View Full Version : DIY caster adjustment possible?



AC439
04-22-2006, 09:06 AM
I read the DIY alignment thread and also search the forum. I apologize if this has been discussed before but I couldn't find an answer.

I have been successfully doing toe and camber (on another adjustable car). But I want to check/adjust caster on my Accord. I know the radius rod can be adjusted for caster. However, I don't want to shoot in the dark. I'd like to be able to make some sensible and logical measurements before I start messing around with the radius rod. Is it possible to do DIY caster measurement? Is yes, how? Thanks. - AC

AZmike
04-22-2006, 06:53 PM
This page describes how caster can be found by measuring how much camber changes as the steering is moved off center:
http://www.racerpartswholesale.com/pdfs/9500.pdf

The downside of adding caster using only the fastory adjustments is that you reduce negative camber at the same time.

Oldblueaccord
04-22-2006, 07:52 PM
I's that true on our cars as well Mike? or more does it reduce negative EDIT: camber when the wheels are straight, when there turned, or compressed like in to a corner is I guess what I' m asking.


wp

AZmike
04-22-2006, 08:22 PM
I'm not sure what you're asking so I'll try to be more specific and hopefully answer your question.
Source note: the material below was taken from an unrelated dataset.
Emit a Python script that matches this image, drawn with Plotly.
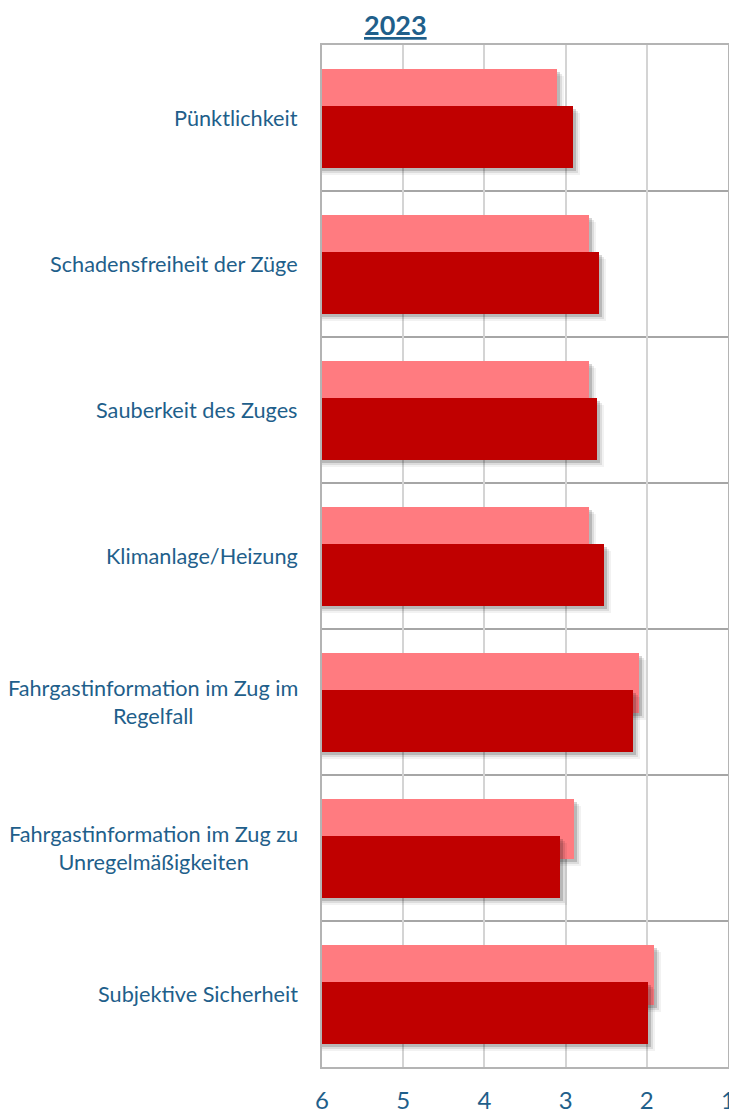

From the factory our Accords only allow caster and front and rear toe adjustment. On the 3rd generation Accord caster is adjusted by changing the length of the radius rod. Shortening the rod increases caster, but since it is angled inward, shortening the rod also pulls the lower balljoint inward somewhat. This inward movement reduces static (wheels steered straight ahead, suspension at regular ride height) negative camber. The additional caster adds back some of this helpful camber as the steering is moved off center. Adding a camber adjustment (like the prelude control arms) allows caster to be set higher and keep a reasonable amount of static negative camber.

Does that help?

Oldblueaccord
04-23-2006, 12:41 AM
Yep that got it perfectly.


wp

AC439
04-23-2006, 04:21 AM
Thanks for the info. I start to wonder if the bushings on my radius rods are old and worn out so that they may have changed the caster? But when I did the basic front suspension check, there are not noticable front/back play. How do I check the bushings on the radius rods? Or I might as well replace them since they are probably original (at least they have not been changed since I own the car for the last 130k miles)?
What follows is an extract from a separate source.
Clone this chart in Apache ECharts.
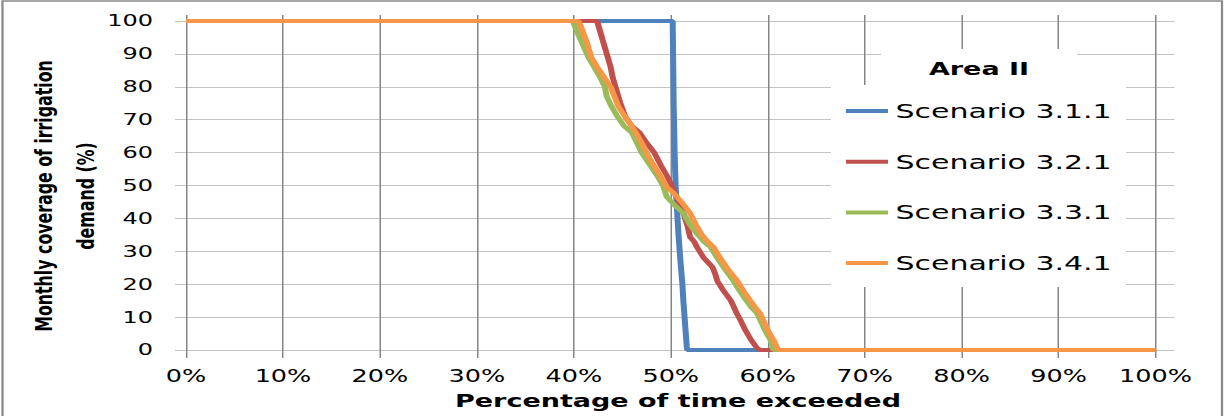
<!DOCTYPE html>
<html>
<head>
<meta charset="utf-8">
<title>Area II</title>
<script src="https://cdn.jsdelivr.net/npm/echarts@6/dist/echarts.min.js"></script>
<style>
html, body { margin: 0; padding: 0; background: #fff; overflow: hidden; }
/* the source picture is stretched sideways, so draw narrow and scale */
#main { width: 816.667px; height: 416px; transform: scaleX(1.5); transform-origin: 0 0; }
</style>
</head>
<body>
<div id="main"></div>
<script>
// series names and colours
var seriesNames = ['Scenario 3.1.1', 'Scenario 3.2.1', 'Scenario 3.3.1', 'Scenario 3.4.1'];
var seriesColors = ['#4F81BD', '#C0504D', '#9BBB59', '#F79646'];

// [percentage of time exceeded, monthly coverage %]
var s311 = [[0, 100], [50.2, 100], [50.3, 75], [50.4, 60], [50.5, 50], [50.7, 40], [50.8, 35],
	[51.0, 27], [51.2, 20], [51.3, 15], [51.5, 7], [51.65, 1], [51.7, 0], [100, 0]];
var s321 = [[0, 100], [42.4, 100], [43.0, 94], [43.2, 92], [43.4, 90], [43.8, 86], [44.0, 83],
	[44.3, 80], [44.8, 75], [45.3, 71], [46.0, 68], [46.8, 66], [47.5, 63], [48.3, 60], [49.0, 56],
	[49.6, 53], [50.1, 50], [50.8, 45], [51.3, 41.6], [51.7, 38], [52.0, 34.3], [52.4, 33],
	[52.7, 31.3], [53.4, 28], [54.3, 25.2], [54.6, 23], [54.8, 21], [55.4, 18.2], [56.2, 15],
	[56.8, 11.2], [57.2, 9], [57.7, 6], [58.3, 3], [58.9, 0.6], [59.2, 0], [100, 0]];
var s331 = [[0, 100], [39.9, 100], [40.3, 97], [40.9, 93], [41.5, 89], [42.1, 86], [42.7, 83],
	[43.2, 80], [43.4, 77], [43.9, 74], [44.5, 71], [45.2, 68], [46.0, 66], [46.5, 63], [47.0, 60],
	[47.8, 56.5], [48.6, 53], [49.2, 50], [49.6, 46.5], [50.4, 44], [51.3, 41.6], [52.0, 38],
	[52.8, 35], [53.4, 33], [54.1, 31.3], [54.8, 28], [55.6, 24.5], [56.4, 21.3], [57.1, 18],
	[57.8, 15], [58.3, 13], [58.9, 11.2], [59.4, 8], [59.9, 5], [60.3, 3], [60.6, 0], [100, 0]];
var s341 = [[0, 100], [40.5, 100], [40.9, 97], [41.4, 93], [41.8, 89], [42.4, 86], [43.1, 83],
	[43.8, 80], [44.2, 77], [44.6, 74], [45.5, 70], [46.2, 67], [47.0, 63], [47.5, 60], [47.9, 57.8],
	[48.7, 54], [49.6, 49.5], [50.3, 47.7], [51.1, 45], [52.0, 41.6], [52.6, 38], [53.2, 35],
	[53.8, 33], [54.4, 31.3], [55.1, 28], [55.9, 24.5], [56.8, 21.3], [57.5, 18], [58.2, 15],
	[58.7, 13], [59.2, 11.2], [59.7, 8], [60.2, 5], [60.6, 3], [61.1, 0], [100, 0]];
var seriesData = [s311, s321, s331, s341];

var S = 1.5;
//picture x -> chart x
function sx(v) {
	return v / S;
}

var font = 'DejaVu Sans';
var series = [];
for (var i = 0; i < seriesNames.length; i++) {
	series.push({
		name: seriesNames[i],
		type: 'line',
		xAxisIndex: 0,
		yAxisIndex: 0,
		data: seriesData[i],
		symbol: 'none',
		clip: false,
		lineStyle: { width: 4, color: seriesColors[i] },
		itemStyle: { color: seriesColors[i] }
	});
}

var option = {
	animation: false,
	backgroundColor: '#fff',
	color: seriesColors,
	textStyle: { fontFamily: font, color: '#000' },
	grid: [{
		// data + horizontal lines
		left: sx(175), right: sx(51), top: 21, bottom: 66,
		outerBoundsMode: 'none'
	}, {
		// vertical lines + % labels
		left: sx(186), right: sx(70), top: 15, bottom: 58,
		outerBoundsMode: 'none'
	}],
	xAxis: [{
		gridIndex: 0,
		type: 'value',
		min: -11 / 9.69,
		max: 100 + 19 / 9.69,
		show: false
	}, {
		gridIndex: 1,
		type: 'value',
		min: 0,
		max: 100,
		interval: 10,
		axisLine: { show: false },
		axisTick: { show: false },
		splitLine: { show: true, lineStyle: { color: '#858585', width: 1 } },
		axisLabel: { formatter: '{value}%', fontSize: 17, margin: 10, color: '#000', fontFamily: font }
	}],
	yAxis: [{
		gridIndex: 0,
		type: 'value',
		min: 0,
		max: 100,
		interval: 10,
		axisLine: { show: false },
		axisTick: { show: false },
		splitLine: { show: true, lineStyle: { color: '#c4c4c4', width: 1 } },
		axisLabel: { fontSize: 16, margin: sx(22), color: '#000', fontFamily: font }
	}, {
		gridIndex: 1,
		type: 'value',
		min: 0,
		max: 100,
		show: false
	}],
	legend: {
		orient: 'vertical',
		left: sx(846),
		top: 101,
		padding: 0,
		itemGap: 30.7,
		itemWidth: sx(42),
		itemHeight: 4,
		icon: 'rect',
		data: seriesNames,
		textStyle: { fontSize: 20, lineHeight: 20, color: '#000', fontFamily: font }
	},
	graphic: [
		// white boxes behind legend and its title
		{ type: 'rect', z: 1, shape: { x: sx(881), y: 49, width: sx(196), height: 36 }, style: { fill: '#fff' } },
		{ type: 'rect', z: 1, shape: { x: sx(831), y: 85, width: sx(295), height: 202 }, style: { fill: '#fff' } },
		{ type: 'text', z: 5, x: sx(979), y: 69,
			style: { text: 'Area II', fontSize: 18, fontWeight: 'bold', fontFamily: font, fill: '#000', align: 'center', verticalAlign: 'middle' } },
		{ type: 'text', z: 5, x: sx(678), y: 401,
			style: { text: 'Percentage of time exceeded', fontSize: 18, fontWeight: 'bold', fontFamily: font, fill: '#000', align: 'center', verticalAlign: 'middle' } },
		{ type: 'text', z: 5, x: sx(65), y: 196, rotation: Math.PI / 2,
			style: { text: 'Monthly coverage of irrigation\ndemand (%)', fontSize: 15.8, lineHeight: 28, fontWeight: 'bold', fontFamily: font, fill: '#000', align: 'center', verticalAlign: 'middle' } },
		// outer frame
		{ type: 'rect', z: 5, shape: { x: sx(2.5), y: 1, width: sx(1219.5), height: 430 }, style: { fill: 'none', stroke: '#8a8a8a', lineWidth: 1.5 } }
	],
	series: series
};

var myChart = echarts.init(document.getElementById('main'), null, { renderer: 'svg' });
myChart.setOption(option);
</script>
</body>
</html>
Also, How much does the camber gauge cost? Thanks.

AZmike
04-23-2006, 08:46 AM
The radius rod compresses those bushings so you're not likely to ever get much play there. Most people notice an improvement when they replace their radius rod bushings, but I don't have any first-hand experience.
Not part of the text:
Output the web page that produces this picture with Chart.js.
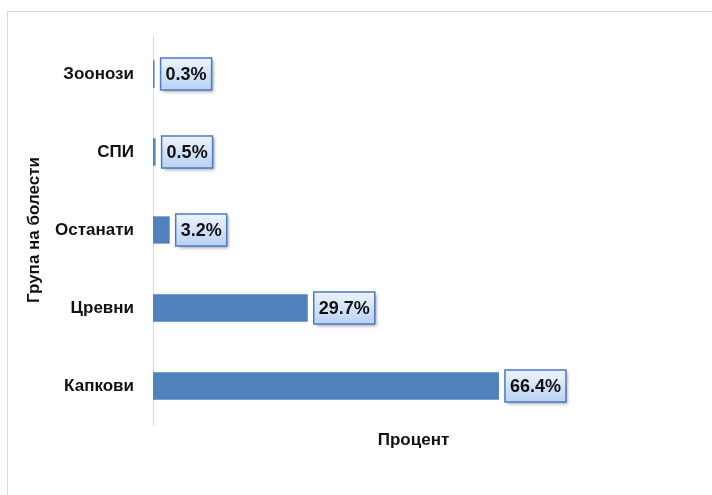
<!DOCTYPE html>
<html><head><meta charset="utf-8">
<script src="https://cdn.jsdelivr.net/npm/chart.js@4"></script>
<style>
html,body{margin:0;padding:0;background:#fff;}
#wrap{position:relative;width:712px;height:495px;overflow:hidden;}
#frame{position:absolute;left:7px;top:11px;width:800px;height:600px;border-left:1px solid #d9d9d9;border-top:1px solid #d9d9d9;}
canvas{position:absolute;left:0;top:0;}
</style></head>
<body><div id="wrap"><div id="frame"></div><canvas id="c" width="712" height="495"></canvas></div>
<script>
const categories = ["Зоонози", "СПИ", "Останати", "Цревни", "Капкови"];
const percentValues = [0.3, 0.5, 3.2, 29.7, 66.4];
const valueLabels = ["0.3%", "0.5%", "3.2%", "29.7%", "66.4%"];
const FONT = "'Liberation Sans', Arial, sans-serif";

const boxLabels = {
  id: 'boxLabels',
  afterDatasetsDraw(chart) {
    const ctx = chart.ctx;
    const meta = chart.getDatasetMeta(0);
    ctx.save();
    ctx.font = "bold 18px " + FONT;
    meta.data.forEach((bar, i) => {
      const text = valueLabels[i];
      const tw = ctx.measureText(text).width;
      const w = tw + 10, h = 32;
      const x = bar.x + 6, y = bar.y - h / 2;
      ctx.save();
      ctx.shadowColor = 'rgba(0,0,0,0.35)';
      ctx.shadowBlur = 3; ctx.shadowOffsetX = 2; ctx.shadowOffsetY = 2;
      const g = ctx.createLinearGradient(0, y, 0, y + h);
      g.addColorStop(0, '#eef4fd'); g.addColorStop(1, '#b9d1f3');
      ctx.fillStyle = g;
      ctx.fillRect(x, y, w, h);
      ctx.restore();
      ctx.strokeStyle = '#4a7bc4'; ctx.lineWidth = 1.5;
      ctx.strokeRect(x, y, w, h);
      ctx.fillStyle = '#111';
      ctx.textBaseline = 'middle'; ctx.textAlign = 'left';
      ctx.fillText(text, x + 5, bar.y + 1);
    });
    ctx.restore();
  }
};

new Chart(document.getElementById('c'), {
  type: 'bar',
  data: { labels: categories, datasets: [{ data: percentValues, backgroundColor: '#4f81bd', borderWidth: 0, barPercentage: 0.35, categoryPercentage: 1 }] },
  options: {
    indexAxis: 'y', responsive: false, animation: false,
    layout: { padding: { top: 35, right: 38, bottom: 40, left: 0 } },
    plugins: { legend: { display: false }, tooltip: { enabled: false } },
    scales: {
      x: { min: 0, max: 100, ticks: { display: false }, grid: { display: false, drawTicks: false }, border: { display: false },
           title: { display: true, text: 'Процент', color: '#111', font: { family: FONT, size: 17, weight: 'bold' }, padding: { top: 6, bottom: 4 } },
           afterFit(s) { s.height = 30; } },
      y: { grid: { display: false, drawTicks: false }, border: { display: true, color: '#d9d9d9', width: 1 },
           ticks: { color: '#111', font: { family: FONT, size: 17, weight: 'bold' }, padding: 19 },
           title: { display: true, text: 'Група на болести', color: '#111', font: { family: FONT, size: 17, weight: 'bold' }, padding: { top: 24, bottom: 0 } },
           afterFit(s) { s.width = 153; } }
    }
  },
  plugins: [boxLabels]
});
</script></body></html>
If you shim all four tires to be level +/- 1/8" or less a household level held vertically will work reasonably well. The tool referenced above is $40. As long as your car doesn't have wheels greater than 15" in diameter it should work well. I plan to get one before my next alignment. With that tool and a properly layed-out string setup you could do your own alignments very accurately.

AC439
04-23-2006, 10:23 AM
Yes, I have been doing camber with a household level since my garage floor is very flat and level. I'm more interested in doing caster on the Honda because the car doesn't seem to return to center as good as before. The steering seems light too so I think the caster may be out (not enough positive caster). I think I may start messing around with adjusting (shorten) the radius rods 1/4 turn at a time both sides equally to see if I can fix this problem. I'd definitely mark the original positions of the nuts before I start. Any comments?

AZmike
04-23-2006, 11:31 AM
1/4 turn is a very small change. I'd be temped to shorten both sides equally until one was at it's shortest. Mine is set that way with 2.2 degrees on both sides and I'm pleased with the result.